Il faut se rappeler que les plateformes de financement, les coopératives et les foncières réclament un engagement dans la durée de la part de l’investisseur, en général compris entre 2 et 7 ans (et parfois en lien avec l’avantage fiscal perçu).
On peut donc difficilement affirmer qu’un investissement éthique est moins risqué qu’un investissement standard. Cependant, il est à noter que les placements éthiques permettent d’avoir une dépendance réduite aux risques environnementaux. Selon vos choix d’investissement, les structures qui mettent l’environnement au cœur de leurs enjeux sont celles qui à priori anticipent le mieux ces risques et qui donc auront une meilleure résilience face aux crises à venir.

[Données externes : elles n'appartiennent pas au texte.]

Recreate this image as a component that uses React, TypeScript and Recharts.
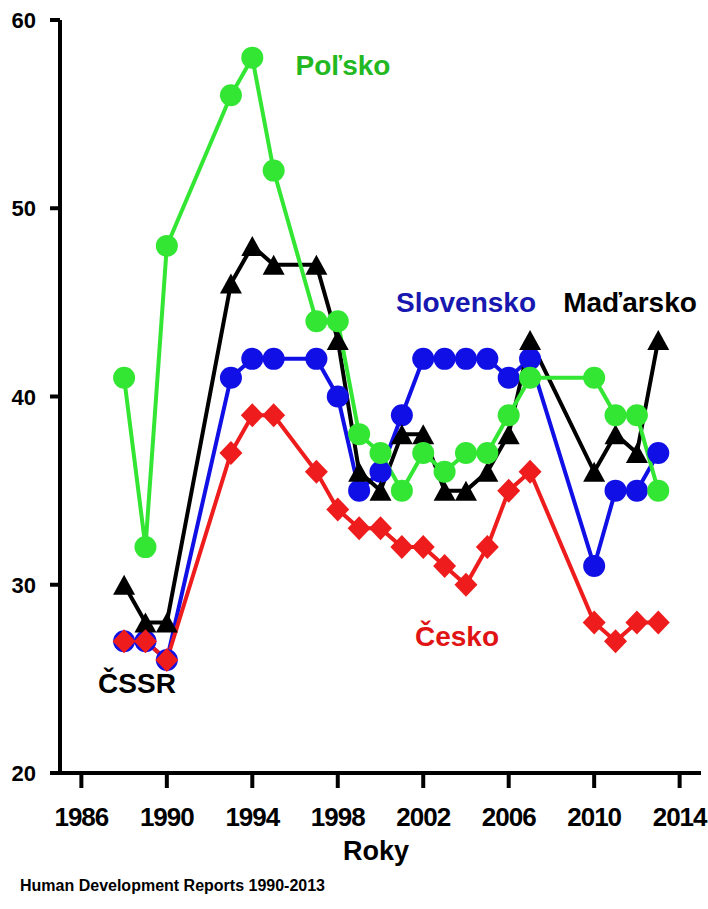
import React from 'react';
import { LineChart, Line, XAxis, YAxis } from 'recharts';

const years = [1988, 1989, 1990, 1993, 1994, 1995, 1997, 1998, 1999, 2000, 2001, 2002, 2003, 2004, 2005, 2006, 2007, 2010, 2011, 2012, 2013];
const polsko = [41, 32, 48, 56, 58, 52, 44, 44, 38, 37, 35, 37, 36, 37, 37, 39, 41, 41, 39, 39, 35];
const madarsko = [30, 28, 28, 46, 48, 47, 47, 43, 36, 35, 38, 38, 35, 35, 36, 38, 43, 36, 38, 37, 43];
const slovensko = [27, 27, 26, 41, 42, 42, 42, 40, 35, 36, 39, 42, 42, 42, 42, 41, 42, 31, 35, 35, 37];
const cesko = [27, 27, 26, 37, 39, 39, 36, 34, 33, 33, 32, 32, 31, 30, 32, 35, 36, 28, 27, 28, 28];

const xTicks = [1986, 1990, 1994, 1998, 2002, 2006, 2010, 2014];
const yTicks = [20, 30, 40, 50, 60];

const data = years.map((year, i) => ({
  year,
  polsko: polsko[i],
  madarsko: madarsko[i],
  slovensko: slovensko[i],
  cesko: cesko[i],
}));

const FONT = "'Liberation Sans', Arial, sans-serif";

const GREEN = '#33e633';
const BLUE = '#1010e6';
const RED = '#ee1c1c';

const circleDot = (color: string) => (props: any) => {
  const { cx, cy, index } = props;
  if (cx == null || cy == null) return <g key={`c-${index}`} />;
  return <circle key={`c-${index}`} cx={cx} cy={cy} r={11} fill={color} />;
};

const triangleDot = (props: any) => {
  const { cx, cy, index } = props;
  if (cx == null || cy == null) return <g key={`t-${index}`} />;
  return (
    <polygon
      key={`t-${index}`}
      points={`${cx},${cy - 10} ${cx + 11},${cy + 10} ${cx - 11},${cy + 10}`}
      fill="#000"
    />
  );
};

const diamondDot = (props: any) => {
  const { cx, cy, index } = props;
  if (cx == null || cy == null) return <g key={`d-${index}`} />;
  return (
    <polygon
      key={`d-${index}`}
      points={`${cx},${cy - 12} ${cx + 11.5},${cy} ${cx},${cy + 12} ${cx - 11.5},${cy}`}
      fill={RED}
    />
  );
};

const XTick = (props: any) => {
  const { x, y, payload } = props;
  return (
    <text x={x} y={y + 38} textAnchor="middle" fontFamily={FONT} fontWeight="bold" fontSize={26} letterSpacing={-1} fill="#000">
      {payload.value}
    </text>
  );
};

const YTick = (props: any) => {
  const { x, y, payload } = props;
  return (
    <text x={x - 14} y={y + 8} textAnchor="end" fontFamily={FONT} fontWeight="bold" fontSize={22} fill="#000">
      {payload.value}
    </text>
  );
};

const labelStyle = { fontFamily: FONT, fontWeight: 'bold' as const };

export default function App() {
  return (
    <div style={{ position: 'absolute', left: 0, top: 0, width: 708, height: 909, background: '#fff' }}>
      <LineChart width={708} height={909} data={data} margin={{ top: 20, right: 7, bottom: 106, left: 0 }}>
        <XAxis
          dataKey="year"
          type="number"
          domain={[1985, 2015]}
          ticks={xTicks}
          interval={0}
          height={30}
          stroke="#000"
          axisLine={{ stroke: '#000', strokeWidth: 4 }}
          tickLine={{ stroke: '#000', strokeWidth: 4 }}
          tickSize={15}
          tickMargin={0}
          tick={<XTick />}
        />
        <YAxis
          type="number"
          domain={[20, 60]}
          ticks={yTicks}
          interval={0}
          width={60}
          stroke="#000"
          axisLine={{ stroke: '#000', strokeWidth: 4 }}
          tickLine={{ stroke: '#000', strokeWidth: 4 }}
          tickSize={10}
          tickMargin={0}
          tick={<YTick />}
        />
        <Line type="linear" dataKey="slovensko" stroke={BLUE} strokeWidth={4} dot={circleDot(BLUE)} activeDot={false} isAnimationActive={false} />
        <Line type="linear" dataKey="madarsko" stroke="#000" strokeWidth={4} dot={triangleDot} activeDot={false} isAnimationActive={false} />
        <Line type="linear" dataKey="polsko" stroke={GREEN} strokeWidth={4} dot={circleDot(GREEN)} activeDot={false} isAnimationActive={false} />
        <Line type="linear" dataKey="cesko" stroke={RED} strokeWidth={4} dot={diamondDot} activeDot={false} isAnimationActive={false} />
      </LineChart>
      <svg width={708} height={909} style={{ position: 'absolute', left: 0, top: 0, pointerEvents: 'none' }}>
        <text x={343} y={75} textAnchor="middle" fontSize={28} fill="#22b822" {...labelStyle}>Poľsko</text>
        <text x={466} y={312} textAnchor="middle" fontSize={28} fill="#1818b0" {...labelStyle}>Slovensko</text>
        <text x={630} y={312} textAnchor="middle" fontSize={28} fill="#000" {...labelStyle}>Maďarsko</text>
        <text x={457} y={646} textAnchor="middle" fontSize={28} fill="#e01414" {...labelStyle}>Česko</text>
        <text x={137} y={693} textAnchor="middle" fontSize={28} fill="#000" {...labelStyle}>ČSSR</text>
        <text x={376} y={860} textAnchor="middle" fontSize={27} fill="#000" {...labelStyle}>Roky</text>
        <text x={20} y={891} textAnchor="start" fontSize={16} fill="#000" {...labelStyle}>Human Development Reports 1990-2013</text>
      </svg>
    </div>
  );
}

En plus de notre engagement dans la transition écologique, l’investissement au sein de FEVE apporte une sécurité importante car investi dans un actif tangible, le foncier agricole. Vous trouverez plus d’informations sur ce point dans cet article spécifique au placement dans le foncier agricole.
En conclusion
Il ne faut pas être trop naïf : ce n’est pas parce qu’un produit financier est estampillé « vert » ou « éthique » qu’il l’est. Comme le prouve l’étrange conférence de Stuart Kirk, responsable de l’investissement responsable chez HSBC Asset, « Pourquoi les investisseurs ne doivent pas se soucier du risque climatique », à la suite de laquelle il a été suspendu, la spéculation financière reste pour l’essentiel guidée par une gestion des risques et un appétit de gains sur le court terme. Seule une poignée d’acteurs peut réellement être qualifiée d'engagée.
Et c’est notamment le cas de FEVE, en plaçant votre épargne dans notre foncière, vous contribuez à la transition écologique en France tout en facilitant l’installation de la nouvelle générations d’agriculteurs et agricultrices.